Why I’m Writing This Here
I’m writing publicly because I’ve reached the point where keeping this private no longer makes sense.
For years, I’ve been circling the same problem from different angles: psychology, neuroscience, parenting frameworks, lived experience. I keep landing in the same place:
Children are not the problem.
Adult dysregulation is.
Most parenting advice still treats behavior as the primary issue to manage. But behavior is downstream. What shapes a child is not technique or discipline. It is the emotional state of the adults raising them, long before language or rules come into play.
I know this intellectually, professionally, and personally.
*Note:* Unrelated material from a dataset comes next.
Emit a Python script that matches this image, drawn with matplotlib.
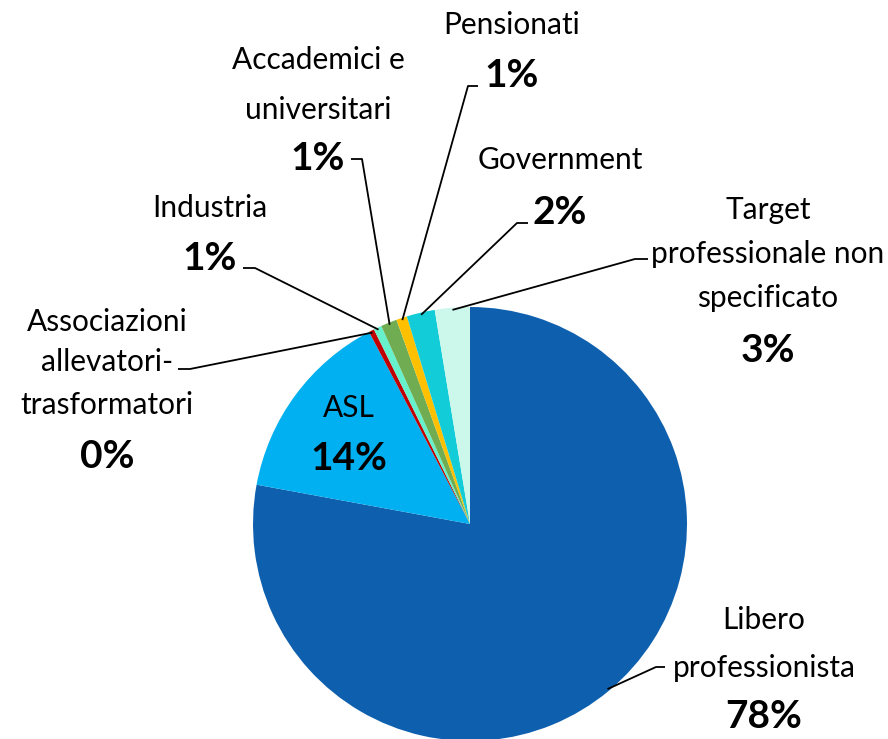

I grew up adapting to adult chaos. Regulation was not modeled, survival was. That shaped my nervous system in ways I did not fully understand until I stopped consuming alcohol and no longer had anything numbing my nervous system. What surfaced was not abstract trauma, it was physiology. Reactivity. A body that did not know how to settle.
Becoming a parent removed any remaining distance between theory and reality.
Once you are responsible for a child, you cannot unsee how much they absorb. Tone. Pace. Tension. Withdrawal. Repair, or the absence of it. Children do not need to be taught how to adapt. They already do. The question is what they are adapting to.
I am writing here to work through that honestly.
Some of this may become a book. Some of it may not. What I am interested in documenting is the actual thinking. How nervous system regulation, attachment, and unconditional love function in real life, without soft language, moral posturing, or the illusion of perfection.
This is not about fixing children.
It is about adults learning to regulate themselves so children do not have to.
Also, that regulation is a practice, not a destination. No one gets this right every time. That is not a failure. That’s simply how this works. The point is not to be calm all the time. It is to notice when you are not, to come back when you can, and to repair when you miss the mark. That process, trying, failing, repairing, and showing up again, is what actually builds safety.
I do not know exactly what this will turn into yet. I do know the current conversation around parenting leaves too much unexamined, and I am not interested in pretending otherwise.
So this is where I will be writing while I build it.